Date: 2014-12-31 04:33 am (UTC)
From: (Anonymous)
I also run into stories, particularly science fiction ones, where my brain makes a big giant NOPE DO NOT UNDERSTAND. (There's also a particular problem I have in that the visual and verbal parts of my brain seem entirely unconnected, so stories and books that demand that you "see" a lot of things to understand the action receive similar nopes.) In fact, with one of my favorite short fiction authors, I love about half her stories and the other half leave me scratching my head with a total lack of understanding of what I've just read.
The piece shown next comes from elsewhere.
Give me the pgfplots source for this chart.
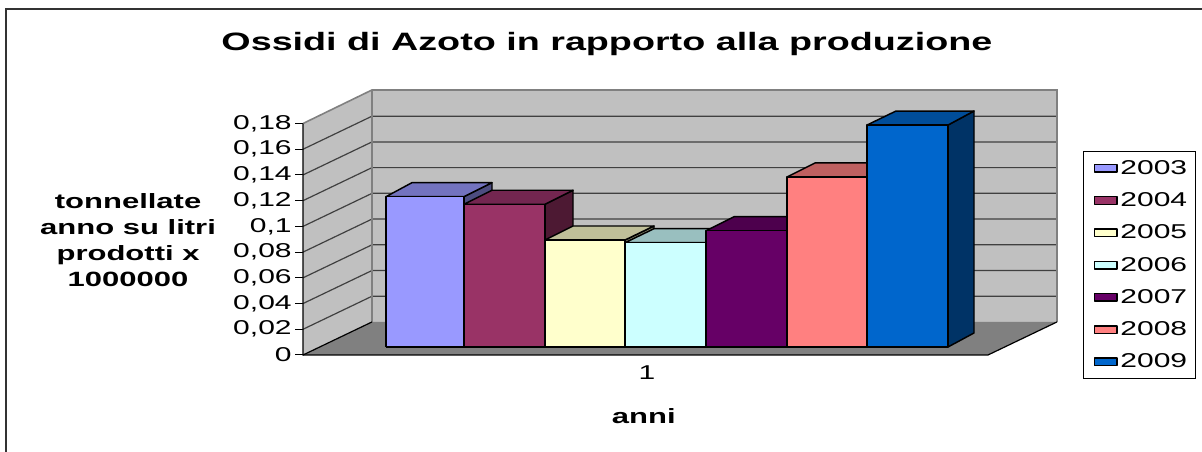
\documentclass[border=0pt]{standalone}
\usepackage{fontspec}
\setmainfont[FakeStretch=1.5]{Liberation Sans}
\usepackage{pgfplots}
\pgfplotsset{compat=1.18}
\definecolor{wall}{HTML}{C0C0C0}
\definecolor{floorc}{HTML}{808080}
\definecolor{gridc}{HTML}{404040}
\definecolor{frontA}{HTML}{9999FF}\definecolor{topA}{HTML}{7373BF}\definecolor{sideA}{HTML}{4D4D80}
\definecolor{frontB}{HTML}{993366}\definecolor{topB}{HTML}{732650}\definecolor{sideB}{HTML}{4D1933}
\definecolor{frontC}{HTML}{FFFFCC}\definecolor{topC}{HTML}{BFBF99}\definecolor{sideC}{HTML}{808066}
\definecolor{frontD}{HTML}{CCFFFF}\definecolor{topD}{HTML}{99BFBF}\definecolor{sideD}{HTML}{668080}
\definecolor{frontE}{HTML}{660066}\definecolor{topE}{HTML}{4D004D}\definecolor{sideE}{HTML}{330033}
\definecolor{frontF}{HTML}{FF8080}\definecolor{topF}{HTML}{BF6060}\definecolor{sideF}{HTML}{804040}
\definecolor{frontG}{HTML}{0066CC}\definecolor{topG}{HTML}{004D99}\definecolor{sideG}{HTML}{003366}
\pgfplotsset{
  common/.style={
    scale only axis, width=565.5pt, height=198.75pt,
    at={(227.25pt,72.75pt)}, anchor=south west,
    xmin=303, xmax=1057, clip=false},
  face/.style={draw=black, line width=1.1pt, line join=round, fill=#1, forget plot, mark=none},
  front/.style={draw=black, line width=1.1pt, line join=round, fill=#1, mark=none, area legend},
}
\newcommand{\lgnd}[1]{#1\hspace*{-3.5pt}}
\begin{document}
\begin{tikzpicture}
\useasboundingbox (0,0) rectangle (901.5pt,339pt);
\begin{axis}[common,
  ymin=0, ymax=0.20607,
  axis x line*=bottom, axis y line*=left,
  axis line style={draw=none},
  tick align=outside,
  major tick length=6pt,
  ytick={0,0.02,0.04,0.06,0.08,0.1,0.12,0.14,0.16,0.18},
  yticklabels={0,{0,02},{0,04},{0,06},{0,08},{0,1},{0,12},{0,14},{0,16},{0,18}},
  ytick style={black, line width=0.75pt},
  xtick={647}, xticklabels={1},
  xtick style={draw=none},
  tick label style={font=\fontsize{15}{17}\selectfont},
  yticklabel style={xshift=1pt},
  xticklabel style={yshift=1.5pt},
  title={Ossidi di Azoto in rapporto alla produzione},
  title style={font=\fontsize{18.85}{22}\bfseries\selectfont, at={(axis description cs:0.403,1.143)}, anchor=center},
  xlabel={anni},
  xlabel style={font=\fontsize{15.5}{18}\bfseries\selectfont, at={(axis description cs:0.452,-0.232)}, anchor=center},
  ylabel={tonnellate\\anno su litri\\prodotti x\\1000000},
  ylabel style={font=\fontsize{15.5}{19.5}\bfseries\selectfont, align=center, rotate=-90, at={(axis description cs:-0.232,0.434)}, anchor=center},
]
% frame
\addplot[draw=black!80, line width=1.5pt, mark=none, line cap=rect] coordinates {(6,-0.07543)(6,0.26905)(1202,0.26905)};
% walls and floor
\addplot[fill=wall, draw=none, mark=none] coordinates {(303,0)(372,0.0257)(372,0.2061)(303,0.18)(303,0)};
\addplot[fill=wall, draw=none, mark=none] coordinates {(372,0.0257)(1057,0.0257)(1057,0.2061)(372,0.2061)(372,0.0257)};
\addplot[fill=floorc, draw=none, mark=none] coordinates {(303,0)(988,0)(1057,0.0257)(372,0.0257)(303,0)};
% grid
\addplot[gridc, line width=0.9pt, mark=none] coordinates {(303,0.02)(372,0.0457)(1057,0.0457)};
\addplot[gridc, line width=0.9pt, mark=none] coordinates {(303,0.04)(372,0.0657)(1057,0.0657)};
\addplot[gridc, line width=0.9pt, mark=none] coordinates {(303,0.06)(372,0.0857)(1057,0.0857)};
\addplot[gridc, line width=0.9pt, mark=none] coordinates {(303,0.08)(372,0.1057)(1057,0.1057)};
\addplot[gridc, line width=0.9pt, mark=none] coordinates {(303,0.10)(372,0.1257)(1057,0.1257)};
\addplot[gridc, line width=0.9pt, mark=none] coordinates {(303,0.12)(372,0.1457)(1057,0.1457)};
\addplot[gridc, line width=0.9pt, mark=none] coordinates {(303,0.14)(372,0.1657)(1057,0.1657)};
\addplot[gridc, line width=0.9pt, mark=none] coordinates {(303,0.16)(372,0.1857)(1057,0.1857)};
% wall borders
\addplot[floorc, line width=1.2pt, mark=none] coordinates {(303,0.18)(372,0.2061)(1057,0.2061)(1057,0.0257)};
\addplot[floorc, line width=1.2pt, mark=none] coordinates {(372,0.2061)(372,0.0257)};
\addplot[black, line width=0.9pt, mark=none] coordinates {(303,0.18)(303,0)(988,0)(1057,0.0257)};
\addplot[black, line width=0.9pt, mark=none] coordinates {(303,0)(372,0.0257)};
\end{axis}
\begin{axis}[common,
  ymin=-0.00622, ymax=0.19985,
  hide axis,
  legend style={at={(axis description cs:1.0345,0.7698)}, anchor=north west,
    draw=black, line width=0.75pt, font=\fontsize{15}{17}\selectfont,
    inner xsep=7.5pt, inner ysep=4.5pt, row sep=8.25pt},
  legend image code/.code={\draw[#1, line width=0.9pt] (0pt,-3.4pt) rectangle (13.5pt,3.4pt);},
  legend cell align=left,
]
% 2003
\addplot[face=sideA] coordinates {(464,0.1169)(492,0.1278)(492,0.0109)(464,0)(464,0.1169)};
\addplot[face=topA] coordinates {(386,0.1169)(412,0.1278)(492,0.1278)(464,0.1169)(386,0.1169)};
\addplot[front=frontA] coordinates {(386,0)(464,0)(464,0.1169)(386,0.1169)(386,0)};
% 2004
\addplot[face=sideB] coordinates {(545,0.111)(573,0.1219)(573,0.0109)(545,0)(545,0.111)};
\addplot[face=topB] coordinates {(464,0.111)(492,0.1219)(573,0.1219)(545,0.111)(464,0.111)};
\addplot[front=frontB] coordinates {(464,0)(545,0)(545,0.111)(464,0.111)(464,0)};
% 2005
\addplot[face=sideC] coordinates {(625,0.0832)(654,0.0941)(654,0.0109)(625,0)(625,0.0832)};
\addplot[face=topC] coordinates {(545,0.0832)(573,0.0941)(654,0.0941)(625,0.0832)(545,0.0832)};
\addplot[front=frontC] coordinates {(545,0)(625,0)(625,0.0832)(545,0.0832)(545,0)};
% 2006
\addplot[face=sideD] coordinates {(706,0.0811)(734,0.092)(734,0.0109)(706,0)(706,0.0811)};
\addplot[face=topD] coordinates {(625,0.0811)(654,0.092)(734,0.092)(706,0.0811)(625,0.0811)};
\addplot[front=frontD] coordinates {(625,0)(706,0)(706,0.0811)(625,0.0811)(625,0)};
% 2007
\addplot[face=sideE] coordinates {(787,0.0904)(815,0.1013)(815,0.0109)(787,0)(787,0.0904)};
\addplot[face=topE] coordinates {(706,0.0904)(734,0.1013)(815,0.1013)(787,0.0904)(706,0.0904)};
\addplot[front=frontE] coordinates {(706,0)(787,0)(787,0.0904)(706,0.0904)(706,0)};
% 2008
\addplot[face=sideF] coordinates {(867,0.1322)(896,0.1431)(896,0.0109)(867,0)(867,0.1322)};
\addplot[face=topF] coordinates {(787,0.1322)(815,0.1431)(896,0.1431)(867,0.1322)(787,0.1322)};
\addplot[front=frontF] coordinates {(787,0)(867,0)(867,0.1322)(787,0.1322)(787,0)};
% 2009
\addplot[face=sideG] coordinates {(948,0.1726)(974,0.1835)(974,0.0109)(948,0)(948,0.1726)};
\addplot[face=topG] coordinates {(867,0.1726)(896,0.1835)(974,0.1835)(948,0.1726)(867,0.1726)};
\addplot[front=frontG] coordinates {(867,0)(948,0)(948,0.1726)(867,0.1726)(867,0)};
\legend{\lgnd{2003},\lgnd{2004},\lgnd{2005},\lgnd{2006},\lgnd{2007},\lgnd{2008},\lgnd{2009}}
\end{axis}
\end{tikzpicture}
\end{document}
We're in a field with a whole bunch of really smart people, who have different tide pools of knowledge. So I think this is probably very common. I myself run into at least one and usually a couple of stories in a given anthology where I'm all "???" I admire your dedication because I just nope.

Two things, though. One is that I was having a conversation just earlier today about how if the playing field were actually level, I'd be reading less... uninsightful... criticism by men on giant sites, and a handful of certain people would have regular paying gigs at said giant sites. You were among the names mentioned, to assent.

The other is -- would you be interested in being a part of a short fiction discussion group? Because I think that is something that could be a lot of fun and maybe is sorely needed. I'd have no idea where such a thing could be started, nor organized (I can barely organize lunch), but I could definitely serve as a filter in finding stories in zines to read and discuss. Maybe two a month, selected for commonalities of structure, theme, etc.?

Let me know if you'd be interested -- I think that is a very good idea and you are onto something!